* A description of the data
describe
* Report summary statistics for the variables
summarize
* More detailed information on the variables
codebook
* You can summarize variable information by categories
summarize salary if finance == 1
summarize salary if finance == 0
* Here is the regression of salary on roe in Chapter 2 of the Wooldridge
* textbook
regress salary roe
* Retrieve the predicted values and the residuals of the regression
predict salaryhat
predict e, residual
* Plot the fitted regression. There are some pretty obvious outliers in the
* regression fit.
scatter salary roe || line salaryhat roe
* Examine the largest and smallest of studentized residuals to
* determine if there are some strong outliers.
predict rstu, rstu
* the "hilo" function has to be downloaded from
* http://www.ats.ucla.edu/stat/stat/ado/analysis
* It is not a part of the standard installation of STATA
hilo rstu salary, show (5)
histogram e, normal
* Test the residuals for normality. They are not normally distributed. See
* the sktest restult below.
sktest e
* Produce a Box Plot of the residuals
graph box e
* One possible way to treat the outliers in the original fit is to look at
* the salary variable for unusual observations
* Notice that the salary variable is not normally distributed
histogram salary, normal
* Let us try to address the outlier issue by taking the log of salary
* as the dependent variable. Notice there are still a few very large salaries.

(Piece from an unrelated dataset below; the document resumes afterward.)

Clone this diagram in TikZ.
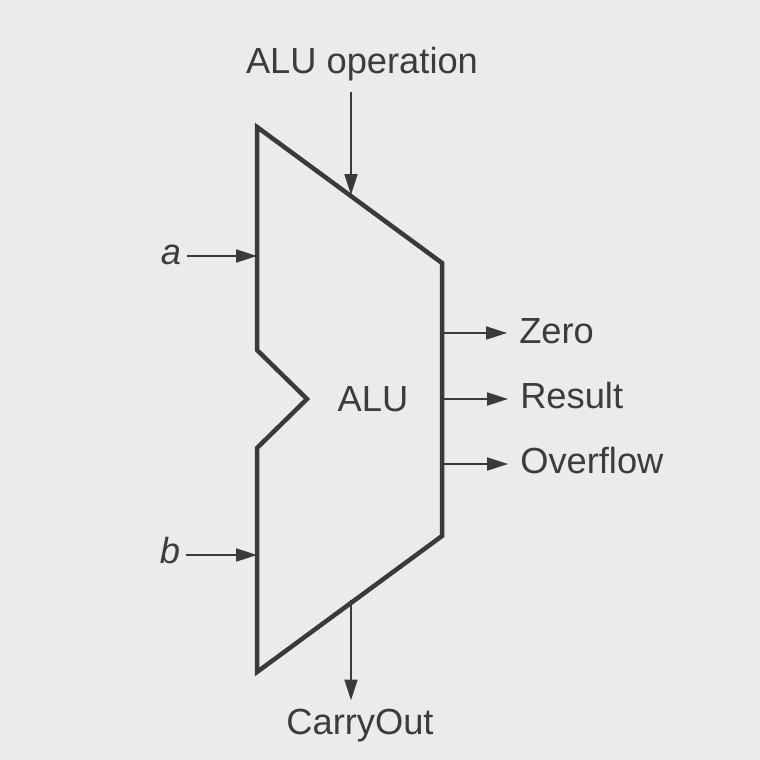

* See the below histogram.
histogram lsalary, normal
* Now let us use lsalary for our subsequent dependent variable
regress lsalary roe
* Examine the largest and smallest of studentized residuals to
* determine if there are some strong outliers.
predict rstu_log, rstu
* the "hilo" function has to be downloaded from
* http://www.ats.ucla.edu/stat/stat/ado/analysis
* It is not a part of the standard installation of STATA
hilo rstu lsalary, show (5)
* Let us eliminate the observations whose studentized residuals are greater
* than three in absolute value.
keep if abs(rstu_log) < 2.33
* Produce a histogram for the lsalary variable and superimpose a normal curve
* on the histogram with the outliers eliminated.
histogram lsalary, normal
* After deleting outliers the lsalary variable appears to be normally
* distributed. See the above histogram and the below sktest for normality.
sktest lsalary
* Produce a Box Plot for the lsalary variable
* Notice there no outliers for the lsalary variable
graph box lsalary
*
* As it turns out the roe variable is highly significant and of the correct
* a priori sign in the lsalary regression without outliers.
* Retrieve the predicted values and the residuals of the lsalary regression
* without the outliers.
regress lsalary roe
predict lsalaryhat
predict loge, residual
* Plot the fitted regression
scatter lsalary roe || line lsalaryhat roe
* Plot the histogram of the residuals and compare to the normal distribution
histogram loge, normal
* Test the residuals for normality. They appear to be normally distributed.
sktest loge
* plot the residuals as a function of the roe variable. A visual check for
* heteroskedasticity in the residuals
scatter loge roe
* Here is a formal test for Heteroskedasticity. There does not appear to
* be heteroskedasticity in the residuals of the regression according to
* the Bruesch/Pagan test
regress lsalary roe
estat hettest
* Just for your information, if there had been heteroskedasticity in the
* residuals of the regression we could have gotten consistent estimates
* of the standard errors of the OLS estimates by using White's
* robust standard errors.
regress lsalary roe, vce(robust)
* Just for the fun of it let's do a multiple regression analysis of the ceo
* data but first let's do a matrix correlation plot looking at the
* relationships between lsalary and the continous variables roe lsales and ros
graph matrix lsalary roe lsales ros
* Also let's do a multicollinearity check of the continous explanatory
* variables roe lsales ros. Multicollinearity does not seem to pose a
* significant problem here. Also see the VIF report below. None of the VIFs
* are greater than 10.
pwcorr lsalary roe lsales ros, sig
* Now on to the multiple regression analysis
regress lsalary roe lsales ros indus finance consprod
estat hettest roe lsales ros
estat vif
* There seems to be heteroskedasticity in the residuals so
* let us proceed with OLS and heteroskedasticity robust (White's) standard
* errors.
regress lsalary roe lsales ros indus finance consprod, vce(robust)
* Using the backward selection technique we can eliminate the ros variable.
regress lsalary roe lsales indus finance consprod, vce(robust)
* Everything looks to be significant. This is our final equation.
*
* Interpretation of coefficients:
* Notice roe is measured in percentages. A one percent increase (decrease)
* in roe gives rise (on average) to a 1.45 percent increase in (decrease)
* in salary.
* A 100% increase (decrease) in sales implies (on average) a 23% increase
* (decrease) in salary.
* Lowest CEO salaries are in the utilities and transportation industries.
* The highest CEO salaries are in the finance industry.
* If one goes from being a utilities CEO to an industrial CEO, one expects
* (on average) a 27% increase in salary.